Task details:
Set down only the lines running from the one with "Output the web" to the one with "const yTicksA = [0, 20, 40, 60, 80, 100];", both lines included, exactly as they stand, please.

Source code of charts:
--- --- ---
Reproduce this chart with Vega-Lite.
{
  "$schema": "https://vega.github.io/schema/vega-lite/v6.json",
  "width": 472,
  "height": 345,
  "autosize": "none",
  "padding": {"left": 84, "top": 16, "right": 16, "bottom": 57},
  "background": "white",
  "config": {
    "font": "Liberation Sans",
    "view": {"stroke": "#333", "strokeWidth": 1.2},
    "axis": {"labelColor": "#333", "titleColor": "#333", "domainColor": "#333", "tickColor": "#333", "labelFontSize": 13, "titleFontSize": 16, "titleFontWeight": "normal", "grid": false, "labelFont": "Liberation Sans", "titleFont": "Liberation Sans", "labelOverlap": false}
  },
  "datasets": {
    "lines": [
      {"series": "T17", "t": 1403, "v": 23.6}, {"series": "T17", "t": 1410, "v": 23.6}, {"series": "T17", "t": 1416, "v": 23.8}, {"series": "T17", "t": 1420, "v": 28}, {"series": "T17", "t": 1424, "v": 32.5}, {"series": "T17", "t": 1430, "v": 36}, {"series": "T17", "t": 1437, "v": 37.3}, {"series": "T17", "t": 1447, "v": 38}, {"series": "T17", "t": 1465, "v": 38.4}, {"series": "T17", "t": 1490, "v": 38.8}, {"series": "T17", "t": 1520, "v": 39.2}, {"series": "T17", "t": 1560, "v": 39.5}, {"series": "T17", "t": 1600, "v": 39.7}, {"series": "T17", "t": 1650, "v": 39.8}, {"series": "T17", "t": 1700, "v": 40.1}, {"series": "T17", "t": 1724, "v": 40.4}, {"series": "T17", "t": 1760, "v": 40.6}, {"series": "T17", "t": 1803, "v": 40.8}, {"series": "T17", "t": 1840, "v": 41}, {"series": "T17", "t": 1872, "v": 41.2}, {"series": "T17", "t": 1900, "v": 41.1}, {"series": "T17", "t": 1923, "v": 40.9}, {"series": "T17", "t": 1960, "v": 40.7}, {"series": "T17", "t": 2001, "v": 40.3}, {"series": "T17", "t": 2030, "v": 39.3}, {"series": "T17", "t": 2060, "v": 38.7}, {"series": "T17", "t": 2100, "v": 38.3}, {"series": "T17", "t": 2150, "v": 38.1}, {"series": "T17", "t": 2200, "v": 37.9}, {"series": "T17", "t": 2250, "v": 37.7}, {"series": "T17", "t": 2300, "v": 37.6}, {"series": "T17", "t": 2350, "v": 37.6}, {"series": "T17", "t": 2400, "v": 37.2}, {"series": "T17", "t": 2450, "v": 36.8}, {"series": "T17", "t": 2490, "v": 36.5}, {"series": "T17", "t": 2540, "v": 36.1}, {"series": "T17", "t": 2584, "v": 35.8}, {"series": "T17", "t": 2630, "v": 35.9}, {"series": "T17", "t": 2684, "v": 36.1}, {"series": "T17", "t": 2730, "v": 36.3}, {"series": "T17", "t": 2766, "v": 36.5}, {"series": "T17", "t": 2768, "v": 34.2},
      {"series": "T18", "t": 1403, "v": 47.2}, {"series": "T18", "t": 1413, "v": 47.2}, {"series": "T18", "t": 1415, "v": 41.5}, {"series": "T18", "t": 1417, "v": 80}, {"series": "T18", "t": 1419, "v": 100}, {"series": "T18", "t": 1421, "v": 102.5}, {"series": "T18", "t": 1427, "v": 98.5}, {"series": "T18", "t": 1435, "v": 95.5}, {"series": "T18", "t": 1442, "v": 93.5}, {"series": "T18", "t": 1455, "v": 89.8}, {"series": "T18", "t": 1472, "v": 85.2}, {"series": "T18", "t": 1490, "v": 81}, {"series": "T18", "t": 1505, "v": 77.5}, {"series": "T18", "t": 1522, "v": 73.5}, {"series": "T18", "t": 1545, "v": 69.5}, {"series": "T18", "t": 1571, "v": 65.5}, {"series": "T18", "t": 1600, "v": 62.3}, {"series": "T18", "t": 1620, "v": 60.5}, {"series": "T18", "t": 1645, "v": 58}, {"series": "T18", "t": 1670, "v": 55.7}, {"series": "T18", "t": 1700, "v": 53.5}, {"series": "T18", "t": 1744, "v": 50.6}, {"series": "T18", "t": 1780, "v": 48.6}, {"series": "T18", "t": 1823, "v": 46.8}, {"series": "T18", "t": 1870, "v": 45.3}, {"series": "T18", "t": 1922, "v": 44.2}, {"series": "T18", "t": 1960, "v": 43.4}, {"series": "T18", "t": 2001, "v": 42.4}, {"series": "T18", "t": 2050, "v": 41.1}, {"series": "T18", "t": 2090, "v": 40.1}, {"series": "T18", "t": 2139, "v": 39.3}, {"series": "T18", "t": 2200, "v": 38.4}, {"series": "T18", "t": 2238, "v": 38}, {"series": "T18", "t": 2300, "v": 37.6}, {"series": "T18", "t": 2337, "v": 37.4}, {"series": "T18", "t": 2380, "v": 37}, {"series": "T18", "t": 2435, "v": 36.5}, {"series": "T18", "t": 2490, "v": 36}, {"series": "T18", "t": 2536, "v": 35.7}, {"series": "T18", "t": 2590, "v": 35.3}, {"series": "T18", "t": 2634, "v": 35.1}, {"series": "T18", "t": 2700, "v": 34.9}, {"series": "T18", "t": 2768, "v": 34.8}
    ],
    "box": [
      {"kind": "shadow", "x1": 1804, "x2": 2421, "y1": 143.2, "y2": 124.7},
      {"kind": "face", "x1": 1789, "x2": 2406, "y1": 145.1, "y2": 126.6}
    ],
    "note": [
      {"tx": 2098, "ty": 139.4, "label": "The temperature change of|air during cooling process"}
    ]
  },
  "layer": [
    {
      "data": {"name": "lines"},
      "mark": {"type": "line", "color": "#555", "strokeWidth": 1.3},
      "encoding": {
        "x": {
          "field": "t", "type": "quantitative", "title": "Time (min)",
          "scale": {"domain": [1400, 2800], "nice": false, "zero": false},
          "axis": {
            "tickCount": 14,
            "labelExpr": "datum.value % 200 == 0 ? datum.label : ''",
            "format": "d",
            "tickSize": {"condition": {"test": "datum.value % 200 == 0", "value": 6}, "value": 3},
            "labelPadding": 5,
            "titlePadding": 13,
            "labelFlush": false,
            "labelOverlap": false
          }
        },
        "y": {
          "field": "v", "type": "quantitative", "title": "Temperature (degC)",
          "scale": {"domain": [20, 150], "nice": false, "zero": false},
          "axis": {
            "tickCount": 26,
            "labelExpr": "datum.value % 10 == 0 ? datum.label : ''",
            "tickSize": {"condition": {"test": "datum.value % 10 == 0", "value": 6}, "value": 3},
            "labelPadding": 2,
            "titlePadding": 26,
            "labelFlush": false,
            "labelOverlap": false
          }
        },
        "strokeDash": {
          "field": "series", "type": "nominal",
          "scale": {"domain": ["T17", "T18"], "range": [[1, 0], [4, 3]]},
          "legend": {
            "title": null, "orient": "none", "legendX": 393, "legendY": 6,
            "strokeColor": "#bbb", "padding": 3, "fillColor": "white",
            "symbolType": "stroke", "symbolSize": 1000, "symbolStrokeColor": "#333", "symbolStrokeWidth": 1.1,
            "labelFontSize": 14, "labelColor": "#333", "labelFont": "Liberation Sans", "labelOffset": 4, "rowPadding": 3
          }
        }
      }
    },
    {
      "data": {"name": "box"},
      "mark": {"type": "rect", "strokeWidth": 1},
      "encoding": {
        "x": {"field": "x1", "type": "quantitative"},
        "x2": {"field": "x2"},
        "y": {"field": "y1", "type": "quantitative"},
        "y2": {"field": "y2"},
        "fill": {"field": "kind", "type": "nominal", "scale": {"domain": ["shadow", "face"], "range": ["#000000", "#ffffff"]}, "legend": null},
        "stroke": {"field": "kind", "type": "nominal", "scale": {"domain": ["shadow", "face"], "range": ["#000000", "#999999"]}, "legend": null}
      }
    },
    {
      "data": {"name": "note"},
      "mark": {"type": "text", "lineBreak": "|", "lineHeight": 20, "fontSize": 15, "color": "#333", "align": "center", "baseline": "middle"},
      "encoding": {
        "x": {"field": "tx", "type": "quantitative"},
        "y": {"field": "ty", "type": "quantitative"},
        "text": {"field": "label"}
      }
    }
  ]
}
--- --- ---
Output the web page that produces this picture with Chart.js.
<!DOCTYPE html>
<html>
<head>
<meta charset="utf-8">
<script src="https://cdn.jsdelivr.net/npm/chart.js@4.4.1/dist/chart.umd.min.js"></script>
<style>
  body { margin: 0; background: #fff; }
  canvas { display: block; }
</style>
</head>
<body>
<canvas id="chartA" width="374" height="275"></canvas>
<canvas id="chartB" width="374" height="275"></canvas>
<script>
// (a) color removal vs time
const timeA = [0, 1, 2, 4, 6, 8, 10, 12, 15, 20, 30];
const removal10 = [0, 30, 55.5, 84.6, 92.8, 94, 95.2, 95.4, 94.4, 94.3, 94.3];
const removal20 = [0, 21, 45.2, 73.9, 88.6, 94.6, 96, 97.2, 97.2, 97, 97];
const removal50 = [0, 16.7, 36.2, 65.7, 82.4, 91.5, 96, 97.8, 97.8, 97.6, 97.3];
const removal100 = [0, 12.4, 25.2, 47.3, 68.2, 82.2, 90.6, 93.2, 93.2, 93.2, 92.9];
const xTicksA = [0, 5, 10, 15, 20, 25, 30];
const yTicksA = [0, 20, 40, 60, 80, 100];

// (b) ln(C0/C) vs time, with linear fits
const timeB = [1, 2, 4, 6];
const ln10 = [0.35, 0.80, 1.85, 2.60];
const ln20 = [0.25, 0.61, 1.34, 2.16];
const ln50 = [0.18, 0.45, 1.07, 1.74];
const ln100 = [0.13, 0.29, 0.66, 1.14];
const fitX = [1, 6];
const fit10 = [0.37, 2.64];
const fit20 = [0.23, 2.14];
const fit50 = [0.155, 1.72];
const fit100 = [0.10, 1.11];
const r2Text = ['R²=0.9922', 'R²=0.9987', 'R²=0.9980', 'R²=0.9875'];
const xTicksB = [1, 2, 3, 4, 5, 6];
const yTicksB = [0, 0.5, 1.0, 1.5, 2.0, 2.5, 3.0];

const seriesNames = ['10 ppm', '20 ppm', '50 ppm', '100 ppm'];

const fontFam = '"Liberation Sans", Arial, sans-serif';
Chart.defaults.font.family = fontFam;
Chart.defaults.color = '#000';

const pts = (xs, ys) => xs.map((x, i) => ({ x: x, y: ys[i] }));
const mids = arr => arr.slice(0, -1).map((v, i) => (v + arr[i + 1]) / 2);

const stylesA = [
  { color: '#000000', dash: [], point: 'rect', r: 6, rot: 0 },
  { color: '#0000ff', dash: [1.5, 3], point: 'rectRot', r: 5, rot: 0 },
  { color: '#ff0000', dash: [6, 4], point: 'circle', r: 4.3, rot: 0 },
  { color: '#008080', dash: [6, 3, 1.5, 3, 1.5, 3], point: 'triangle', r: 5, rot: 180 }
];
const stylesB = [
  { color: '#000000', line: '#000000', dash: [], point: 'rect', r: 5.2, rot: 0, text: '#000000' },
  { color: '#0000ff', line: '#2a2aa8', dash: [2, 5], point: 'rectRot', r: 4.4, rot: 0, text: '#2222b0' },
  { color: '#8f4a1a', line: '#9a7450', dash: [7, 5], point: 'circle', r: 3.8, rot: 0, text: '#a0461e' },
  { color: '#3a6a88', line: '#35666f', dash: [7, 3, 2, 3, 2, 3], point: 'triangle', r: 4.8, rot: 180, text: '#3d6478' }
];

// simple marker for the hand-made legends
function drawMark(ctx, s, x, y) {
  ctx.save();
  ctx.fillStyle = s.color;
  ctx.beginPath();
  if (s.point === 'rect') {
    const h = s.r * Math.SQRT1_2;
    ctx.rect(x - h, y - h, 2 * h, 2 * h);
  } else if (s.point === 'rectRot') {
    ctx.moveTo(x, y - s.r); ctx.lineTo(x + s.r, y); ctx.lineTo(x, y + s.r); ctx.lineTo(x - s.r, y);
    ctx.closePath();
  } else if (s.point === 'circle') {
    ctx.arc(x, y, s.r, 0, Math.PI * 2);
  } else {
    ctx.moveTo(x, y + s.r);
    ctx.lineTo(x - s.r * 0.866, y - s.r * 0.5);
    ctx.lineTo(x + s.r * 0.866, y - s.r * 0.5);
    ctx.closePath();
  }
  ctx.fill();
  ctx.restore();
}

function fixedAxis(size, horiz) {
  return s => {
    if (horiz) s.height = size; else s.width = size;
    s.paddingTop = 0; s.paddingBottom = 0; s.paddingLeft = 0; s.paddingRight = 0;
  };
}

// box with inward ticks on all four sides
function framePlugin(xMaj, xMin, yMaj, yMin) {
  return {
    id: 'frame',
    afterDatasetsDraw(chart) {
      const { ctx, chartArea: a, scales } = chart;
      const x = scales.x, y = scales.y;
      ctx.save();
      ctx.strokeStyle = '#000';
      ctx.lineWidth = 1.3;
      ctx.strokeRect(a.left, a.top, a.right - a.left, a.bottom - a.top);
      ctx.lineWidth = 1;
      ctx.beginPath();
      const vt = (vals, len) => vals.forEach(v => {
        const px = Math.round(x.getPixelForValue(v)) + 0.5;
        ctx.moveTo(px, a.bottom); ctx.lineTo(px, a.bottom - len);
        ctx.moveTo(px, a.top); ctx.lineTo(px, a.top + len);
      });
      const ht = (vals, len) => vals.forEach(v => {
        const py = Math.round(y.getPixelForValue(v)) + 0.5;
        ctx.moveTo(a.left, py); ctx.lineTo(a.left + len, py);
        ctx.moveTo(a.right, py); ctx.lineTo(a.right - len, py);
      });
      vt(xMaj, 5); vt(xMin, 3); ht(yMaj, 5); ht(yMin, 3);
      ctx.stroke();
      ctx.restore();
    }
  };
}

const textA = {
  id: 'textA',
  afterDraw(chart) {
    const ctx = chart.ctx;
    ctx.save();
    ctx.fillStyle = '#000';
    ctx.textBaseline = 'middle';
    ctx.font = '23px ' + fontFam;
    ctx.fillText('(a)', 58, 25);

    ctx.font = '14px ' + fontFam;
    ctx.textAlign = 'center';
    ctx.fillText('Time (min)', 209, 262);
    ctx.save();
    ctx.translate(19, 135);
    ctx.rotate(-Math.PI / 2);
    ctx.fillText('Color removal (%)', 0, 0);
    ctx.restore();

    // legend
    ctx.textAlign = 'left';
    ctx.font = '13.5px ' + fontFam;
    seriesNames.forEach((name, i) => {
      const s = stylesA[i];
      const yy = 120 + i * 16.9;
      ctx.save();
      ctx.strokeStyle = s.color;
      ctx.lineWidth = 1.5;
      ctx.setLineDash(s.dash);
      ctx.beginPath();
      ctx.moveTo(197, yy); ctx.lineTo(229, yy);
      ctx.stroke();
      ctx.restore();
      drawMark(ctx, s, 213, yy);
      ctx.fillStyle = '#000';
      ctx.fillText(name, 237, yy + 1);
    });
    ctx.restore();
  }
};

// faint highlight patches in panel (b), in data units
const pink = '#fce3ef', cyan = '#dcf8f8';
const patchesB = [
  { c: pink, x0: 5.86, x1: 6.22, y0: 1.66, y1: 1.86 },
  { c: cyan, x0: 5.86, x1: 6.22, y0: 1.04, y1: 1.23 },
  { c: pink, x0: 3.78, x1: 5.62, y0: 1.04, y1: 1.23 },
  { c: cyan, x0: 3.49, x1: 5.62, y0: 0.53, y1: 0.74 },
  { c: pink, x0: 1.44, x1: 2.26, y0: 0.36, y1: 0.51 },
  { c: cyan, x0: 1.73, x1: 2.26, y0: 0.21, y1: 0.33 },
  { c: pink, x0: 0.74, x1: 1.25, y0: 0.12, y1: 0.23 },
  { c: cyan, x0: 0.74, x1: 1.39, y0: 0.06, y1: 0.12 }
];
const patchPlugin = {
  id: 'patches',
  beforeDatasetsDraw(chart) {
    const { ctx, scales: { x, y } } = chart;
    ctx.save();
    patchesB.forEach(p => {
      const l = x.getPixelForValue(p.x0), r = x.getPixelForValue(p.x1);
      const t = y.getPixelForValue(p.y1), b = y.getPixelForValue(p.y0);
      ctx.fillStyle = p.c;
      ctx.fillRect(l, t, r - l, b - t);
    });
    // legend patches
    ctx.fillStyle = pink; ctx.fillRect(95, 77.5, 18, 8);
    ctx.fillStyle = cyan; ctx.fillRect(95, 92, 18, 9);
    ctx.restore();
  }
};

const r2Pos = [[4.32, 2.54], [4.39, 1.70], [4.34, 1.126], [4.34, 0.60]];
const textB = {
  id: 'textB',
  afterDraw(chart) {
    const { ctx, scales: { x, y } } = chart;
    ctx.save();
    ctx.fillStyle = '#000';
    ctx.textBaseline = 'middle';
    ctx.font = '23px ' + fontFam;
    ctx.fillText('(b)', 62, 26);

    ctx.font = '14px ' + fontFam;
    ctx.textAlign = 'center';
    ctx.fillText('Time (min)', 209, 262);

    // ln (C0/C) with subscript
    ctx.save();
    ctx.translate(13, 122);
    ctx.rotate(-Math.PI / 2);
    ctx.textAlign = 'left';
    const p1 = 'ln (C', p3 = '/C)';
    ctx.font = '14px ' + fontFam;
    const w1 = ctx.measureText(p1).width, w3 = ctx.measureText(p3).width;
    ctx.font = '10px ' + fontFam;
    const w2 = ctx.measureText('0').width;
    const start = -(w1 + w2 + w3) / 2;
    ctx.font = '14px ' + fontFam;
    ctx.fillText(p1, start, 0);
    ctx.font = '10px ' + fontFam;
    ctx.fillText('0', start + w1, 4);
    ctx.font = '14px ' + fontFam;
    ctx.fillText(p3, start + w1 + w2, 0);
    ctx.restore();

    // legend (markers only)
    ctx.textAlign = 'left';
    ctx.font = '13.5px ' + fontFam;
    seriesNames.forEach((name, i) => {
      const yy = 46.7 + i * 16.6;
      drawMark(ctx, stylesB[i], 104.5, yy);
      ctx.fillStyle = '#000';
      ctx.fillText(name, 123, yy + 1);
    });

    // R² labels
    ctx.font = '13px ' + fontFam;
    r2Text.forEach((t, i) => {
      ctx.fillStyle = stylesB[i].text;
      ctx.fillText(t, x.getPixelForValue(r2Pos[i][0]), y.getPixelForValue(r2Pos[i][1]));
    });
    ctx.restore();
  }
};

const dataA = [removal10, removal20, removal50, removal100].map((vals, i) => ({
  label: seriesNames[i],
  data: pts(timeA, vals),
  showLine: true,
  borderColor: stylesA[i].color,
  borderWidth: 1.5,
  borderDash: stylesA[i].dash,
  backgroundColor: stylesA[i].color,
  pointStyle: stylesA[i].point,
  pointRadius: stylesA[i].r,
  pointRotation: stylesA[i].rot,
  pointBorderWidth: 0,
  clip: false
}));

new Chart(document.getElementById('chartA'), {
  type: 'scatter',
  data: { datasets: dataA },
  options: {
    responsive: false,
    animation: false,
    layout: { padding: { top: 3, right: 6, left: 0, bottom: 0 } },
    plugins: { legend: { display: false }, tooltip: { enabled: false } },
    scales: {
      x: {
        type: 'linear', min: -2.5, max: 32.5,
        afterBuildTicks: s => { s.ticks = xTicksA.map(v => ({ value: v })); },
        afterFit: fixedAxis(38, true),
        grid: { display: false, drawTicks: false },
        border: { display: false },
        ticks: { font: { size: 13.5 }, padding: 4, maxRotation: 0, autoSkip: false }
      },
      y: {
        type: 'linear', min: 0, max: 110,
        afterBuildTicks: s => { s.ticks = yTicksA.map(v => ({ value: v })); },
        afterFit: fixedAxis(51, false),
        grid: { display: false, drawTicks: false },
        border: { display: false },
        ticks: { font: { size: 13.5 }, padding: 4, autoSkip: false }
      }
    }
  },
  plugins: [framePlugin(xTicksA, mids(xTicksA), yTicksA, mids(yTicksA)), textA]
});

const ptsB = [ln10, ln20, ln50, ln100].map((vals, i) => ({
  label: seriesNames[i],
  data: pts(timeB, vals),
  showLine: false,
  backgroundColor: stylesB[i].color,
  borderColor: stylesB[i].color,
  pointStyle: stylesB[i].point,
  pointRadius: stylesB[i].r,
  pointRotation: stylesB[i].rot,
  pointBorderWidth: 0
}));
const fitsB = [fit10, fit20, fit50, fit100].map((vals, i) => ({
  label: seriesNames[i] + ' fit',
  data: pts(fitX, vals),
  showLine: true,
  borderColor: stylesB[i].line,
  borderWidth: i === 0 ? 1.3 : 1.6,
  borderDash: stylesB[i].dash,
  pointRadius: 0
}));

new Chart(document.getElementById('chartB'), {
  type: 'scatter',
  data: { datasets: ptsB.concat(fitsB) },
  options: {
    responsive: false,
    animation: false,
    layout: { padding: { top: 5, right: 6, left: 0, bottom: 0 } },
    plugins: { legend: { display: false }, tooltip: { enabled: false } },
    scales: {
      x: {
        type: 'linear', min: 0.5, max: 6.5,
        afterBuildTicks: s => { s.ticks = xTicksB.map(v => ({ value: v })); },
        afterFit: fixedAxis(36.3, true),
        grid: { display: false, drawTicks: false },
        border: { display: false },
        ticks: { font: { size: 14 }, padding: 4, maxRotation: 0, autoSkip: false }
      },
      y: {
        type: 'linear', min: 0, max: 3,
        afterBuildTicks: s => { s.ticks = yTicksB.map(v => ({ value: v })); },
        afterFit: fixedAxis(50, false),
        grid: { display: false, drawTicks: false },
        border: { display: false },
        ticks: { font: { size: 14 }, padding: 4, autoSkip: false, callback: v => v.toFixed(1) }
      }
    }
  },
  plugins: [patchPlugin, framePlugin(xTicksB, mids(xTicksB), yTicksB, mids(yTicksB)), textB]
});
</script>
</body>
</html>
--- --- ---
Output for this exercise:
Output the web page that produces this picture with Chart.js.
<!DOCTYPE html>
<html>
<head>
<meta charset="utf-8">
<script src="https://cdn.jsdelivr.net/npm/chart.js@4.4.1/dist/chart.umd.min.js"></script>
<style>
  body { margin: 0; background: #fff; }
  canvas { display: block; }
</style>
</head>
<body>
<canvas id="chartA" width="374" height="275"></canvas>
<canvas id="chartB" width="374" height="275"></canvas>
<script>
// (a) color removal vs time
const timeA = [0, 1, 2, 4, 6, 8, 10, 12, 15, 20, 30];
const removal10 = [0, 30, 55.5, 84.6, 92.8, 94, 95.2, 95.4, 94.4, 94.3, 94.3];
const removal20 = [0, 21, 45.2, 73.9, 88.6, 94.6, 96, 97.2, 97.2, 97, 97];
const removal50 = [0, 16.7, 36.2, 65.7, 82.4, 91.5, 96, 97.8, 97.8, 97.6, 97.3];
const removal100 = [0, 12.4, 25.2, 47.3, 68.2, 82.2, 90.6, 93.2, 93.2, 93.2, 92.9];
const xTicksA = [0, 5, 10, 15, 20, 25, 30];
const yTicksA = [0, 20, 40, 60, 80, 100];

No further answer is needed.